According to the recently released comprehensive survey, BookStats, the publishing industry expanded over the last three years while housing, autos, banking, the television networks, and our political institutions faltered.
Each industry adapted, some more successfully than others. Darwin’s theory of Evolution pertains. The weakest properties, channels, and business models have suffered, some to extinction — remember Microsoft BOB (1995)? Yet, good ideas took root. Smart, passionate innovators made them better with positive results. New media are multiplying audiences. Case in point: digital e-Readers.
Partly as a result of the sizzling pace of improvement of digital book devices and software, the e-book has rescued publishers, at least those able to perceive that consumer needs were changing and they could either adapt or find another line of work.
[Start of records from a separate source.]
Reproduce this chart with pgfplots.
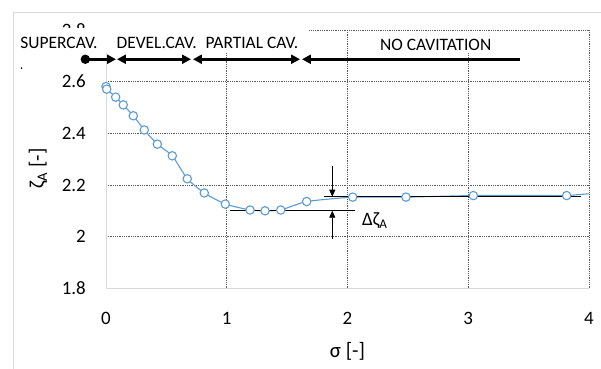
\documentclass[border=0pt]{standalone}
\usepackage{fontspec}
\setmainfont{Carlito}
\usepackage{pgfplots}
\pgfplotsset{compat=1.18}
\usetikzlibrary{arrows.meta}
\definecolor{exblue}{RGB}{91,155,213}
\definecolor{lgray}{RGB}{217,217,217}
\definecolor{ggray}{RGB}{90,90,90}
\begin{document}
\begin{tikzpicture}
\useasboundingbox (-106bp,-80.7bp) rectangle (495bp,288.3bp);
\draw[lgray, line width=0.8bp] (-93bp,-120bp) -- (-93bp,276.3bp) -- (520bp,276.3bp);
\begin{axis}[
 at={(0,0)}, anchor=south west,
 scale only axis, width=483bp, height=258.3bp,
 xmin=0, xmax=4, ymin=1.8, ymax=2.8,
 clip=false,
 axis x line*=bottom, axis y line*=left,
 axis line style={lgray, line width=0.9bp, -},
 xtick={1,2,3,4}, extra x ticks={0}, extra x tick style={grid=none},
 ytick={2,2.2,2.4,2.6,2.8}, extra y ticks={1.8}, extra y tick style={grid=none},
 major tick length=0pt,
 grid=major,
 major grid style={ggray, line width=0.6bp, dash pattern=on 0.9bp off 0.9bp},
 tick label style={font=\fontsize{19}{22}\selectfont},
 /pgf/number format/assume math mode=true,
 yticklabel style={anchor=east, inner sep=0pt, xshift=-20bp},
 xticklabel style={anchor=center, inner sep=0pt, yshift=-30bp},
 xlabel={σ [-]}, ylabel={ζ\textsubscript{A} [-]},
 label style={font=\fontsize{21}{24}\selectfont},
 xlabel style={at={(axis description cs:0.5,-0.2427)}, anchor=center},
 ylabel style={at={(axis description cs:-0.1408,0.4646)}, anchor=center},
]
\addplot[exblue, line width=1.1bp] coordinates {(3.815,2.159) (4.0,2.166)};
\addplot[exblue, line width=1.1bp, smooth, tension=0.3, mark=*, mark size=4.2bp,
  mark options={fill=white, draw=exblue, line width=1.1bp}] coordinates {
 (0.000,2.581) (0.006,2.571) (0.080,2.540) (0.143,2.510) (0.226,2.468)
 (0.317,2.413) (0.425,2.358) (0.549,2.313) (0.673,2.224) (0.814,2.169)
 (0.988,2.126) (1.193,2.103) (1.317,2.100) (1.447,2.103) (1.662,2.136)
 (2.043,2.153) (2.484,2.153) (3.042,2.159) (3.815,2.159)};
\draw[line width=1.4bp] (axis cs:1.027,2.1004) -- (axis cs:2.062,2.1004);
\draw[line width=1.4bp] (axis cs:1.808,2.1546) -- (axis cs:3.93,2.1546);
\draw[line width=0.8bp, -{Triangle[length=7bp,width=6bp]}] (axis cs:1.874,2.274) -- (axis cs:1.874,2.1546);
\draw[line width=0.8bp, -{Triangle[length=7bp,width=6bp]}] (axis cs:1.874,1.990) -- (axis cs:1.874,2.1004);
\node[anchor=west, inner sep=0pt, font=\fontsize{19}{22}\selectfont] at (axis cs:2.12,2.061) {Δζ\textsubscript{A}};
\end{axis}
\begin{scope}[x=120.75bp, y=258.3bp, shift={(0bp,-464.94bp)}]
\fill[white] (-0.753,2.7110) rectangle (1.681,2.8058);
\fill[white] (2.186,2.711) rectangle (3.263,2.796);
\begin{scope}[every node/.style={font=\fontsize{17.5}{20}\selectfont, inner sep=0pt}]
\node at (-0.389,2.7485) {SUPERCAV.};
\node at (0.420,2.7485) {DEVEL.CAV.};
\node at (1.209,2.7485) {PARTIAL CAV.};
\node at (2.730,2.742) {NO CAVITATION};
\end{scope}
\fill (-0.699,2.6525) circle (0.9bp);
\fill (-0.171,2.6867) circle (4.7bp);
\begin{scope}[line width=2.6bp, >={Triangle[length=9bp,width=9bp]}]
\draw[->] (-0.171,2.6867) -- (0.083,2.6867);
\draw[<->] (0.091,2.6867) -- (0.704,2.6867);
\draw[<->] (0.720,2.6867) -- (1.607,2.6867);
\draw[<-] (1.623,2.6867) -- (3.43,2.6867);
\end{scope}
\end{scope}
\end{tikzpicture}
\end{document}
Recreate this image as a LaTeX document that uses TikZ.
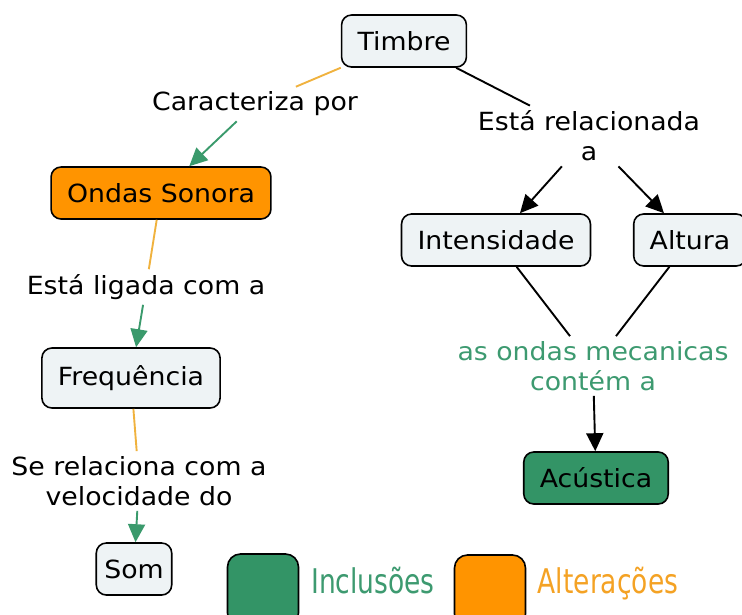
\documentclass[tikz,border=0pt]{standalone}
\usepackage{fontspec}
\setmainfont{DejaVu Sans}[FakeStretch=1.07]
\newfontfamily\estreita[FakeStretch=0.78]{DejaVu Sans}
\usetikzlibrary{arrows.meta,positioning}
\definecolor{cfundo}{HTML}{EEF3F5}
\definecolor{laranja}{HTML}{FF9400}
\definecolor{verde}{HTML}{339466}
\definecolor{linhalar}{HTML}{F0B23E}
\definecolor{setaverde}{HTML}{3A9A6C}
\definecolor{textoverde}{HTML}{3D9A70}
\definecolor{textolar}{HTML}{F4A224}
\tikzset{
  conceito/.style={draw=black,line width=1.6pt,rounded corners=10pt,fill=cfundo,
    minimum height=52pt,inner xsep=16pt,font=\fontsize{25}{30}\selectfont},
  frase/.style={inner sep=5pt,align=center,font=\fontsize{25}{30}\selectfont},
  liga/.style={line width=1.9pt},
  seta/.style={line width=1.9pt,-{Triangle[length=18pt,width=17pt]}},
  legenda/.style={draw=black,line width=1.6pt,rounded corners=13pt,minimum width=71pt,
    minimum height=72pt},
  rotulo/.style={anchor=base,font=\estreita\fontsize{34}{40}\selectfont}
}
\begin{document}
\begin{tikzpicture}[x=1pt,y=-1pt]
  \clip (0,0) rectangle (742,614);
  % ramo da esquerda
  \node[conceito] (timbre) at (404,41) {Timbre};
  \node[frase] (caract) at (255,104) {Caracteriza por};
  \node[conceito,fill=laranja] (ondas) at (161,193) {Ondas Sonora};
  \node[frase] (ligada) at (146,287) {Está ligada com a};
  \node[conceito,minimum height=60pt] (freq) at (131,378) {Frequência};
  \node[frase] (relac) at (139,481) {Se relaciona com a\\velocidade do};
  \node[conceito,inner xsep=8pt] (som) at (134,569) {Som};
  \draw[liga,draw=linhalar] (timbre) -- (caract);
  \draw[seta,color=setaverde] (caract) -- (ondas);
  \draw[liga,draw=linhalar] (ondas) -- (ligada);
  \draw[seta,color=setaverde] (ligada) -- (freq);
  \draw[liga,draw=linhalar] (freq) -- (relac);
  \draw[seta,color=setaverde] (relac) -- (som);

  % ramo da direita
  \node[frase] (rel) at (589,136) {Está relacionada\\a};
  \node[conceito] (inten) at (496,240) {Intensidade};
  \node[conceito] (altura) at (690,240) {Altura};
  \node[frase,text=textoverde] (mec) at (593,366) {as ondas mecanicas\\contém a};
  \node[conceito,fill=verde] (acust) at (596,478) {Acústica};
  \draw[liga] (timbre) -- (rel);
  \draw[seta] (rel) -- (inten);
  \draw[seta] (rel) -- (altura);
  \draw[liga] (inten) -- (mec);
  \draw[liga] (altura) -- (mec);
  \draw[seta] (mec) -- (acust);

  % legenda
  \node[legenda,fill=verde] (lverde) at (263,590) {};
  \node[rotulo,text=textoverde] (linc) at (373,593) {Inclusões};
  \node[legenda,fill=laranja] (llar) at (490,591) {};
  \node[rotulo,text=textolar] (lalt) at (608,593) {Alterações};
\end{tikzpicture}
\end{document}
Unlike the recording industry’s resistance to home cassette recording and then Internet music sharing, the publishing industry saw the writing on the screen and a few publishers recalibrated their attitude and business model.
“We’re seeing a resurgence, and we’re seeing it across all markets — trade, academic, professional,” says Tina Jordan, vice president of the Association of American Publishers. “In each category we’re seeing growth.”
The Association of American Publishers and the Book Industry Study Group collaborated on the report, collecting data from 1,963 publishers the trade, K-12 school, higher education, professional and scholarly categories.